The Thursday before Easter has been the worst day of Gwendolyn Mati's life. She's a stockbroker in Seattle, and the market has just crashed like a go-kart in a destruction derby. She'll probably lose her job on Monday (the market's closed on Good Friday) unless she figures out a way to cover up her losses. If she doesn't come up with something, she can kiss her dreams of wealth and affluence goodbye.
But hang on to your tattered panties, Gwendolyn, because your life is about to get as surreal as a Salvador Dali painting on acid. Your boyfriend's born-again monkey has escaped, your 300-lb Tarot-reading girlfriend has disappeared, and some long-haired wacko just back from Timbuktu says the fun is just beginning.
What's To Like...
Half Asleep In Frog Pajamas is told in the second-person. When's the last time you've read a book from that perspective? To boot, a male author crawls inside a female character's head, and that's always a challenge.

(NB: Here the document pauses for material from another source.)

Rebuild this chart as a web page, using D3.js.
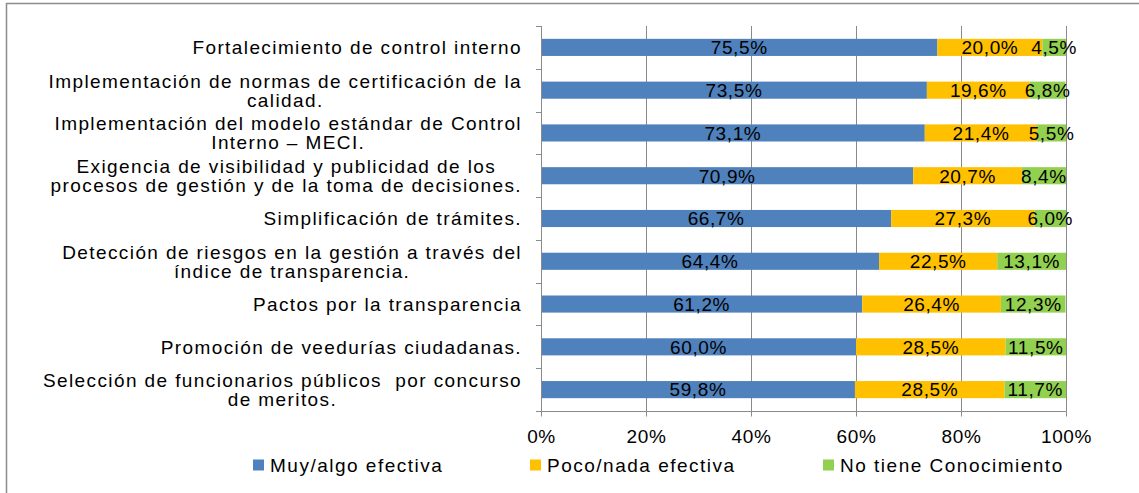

Our heroine is not all that likeable - and that's a plus for me. She's greedy, manipulative, and a bit of a snot. But she has a good heart, a good head, and a good bod; so things kinda even out.
And of course, this is Tom Robbins, which means you're being treated to some great writing, some zany plotlines, and humor that ranges from subtle to slapstick. Robbins has a gift of creating unique and fascinating personalities, and here you're given a bonus of about a zillion similes/metaphors that rival even Terry Pratchett for sheer hilarity.
Kewlest New Word...
Isochronous : occurring at the same time.
Belford is lying on the bed, eyes closed and an expression on his face that could end three Italian operas and still have enough anguish left over to butter an existentialist's toast. You lie down beside him. You wish only to comfort him, you tell yourself - as if Belford could not be comfortable with his fly fully buttoned. (pg. 58)
No, no, no. Ridiculous. Animals, even intelligent animals - perhaps most especially intelligent animals - do not share man's pathetic need to socialize bliss, codify awe, pigeonhole the Mystery, and tame the Divine. For an ape, born twice is entirely redundant, since an ape gets it right the first time. At least, that is how Q-Jo has put it. Personally, you haven't a clue in spiritual matters, but you do know, or deeply suspect, that a monkey who once mingled with aristocrats in Swiss ski resorts and movie stars on the French Riviera, would find the company of Seattle Lutherans drab, dour, and dorky beyond all belief. (pg. 228)
Mediocrity's a hairball coughed up on the Persian carpet of Creation. (pg. 158)
For all its wit and wackiness, HAIFP will never be touted as Robbins' tour de force. The stock market setting doesn't make for lots of thrills and spills, and the theme - that we Americans are too materialistic - while probably true, has been done to death.
The ending is a letdown. A number of plotlines never get resolved, which means you end up with enough MacGuffins to stage a family reunion. Half Asleep In Frog Pajamas screams for a sequel, but none has been penned in the ensuing 18 years.
It's still worth 7½ Stars, cuz it is Tom Robbins, and it is a delight to read. Just don't get too involved in the storyline itself, and tell yourself that it has an existential ending.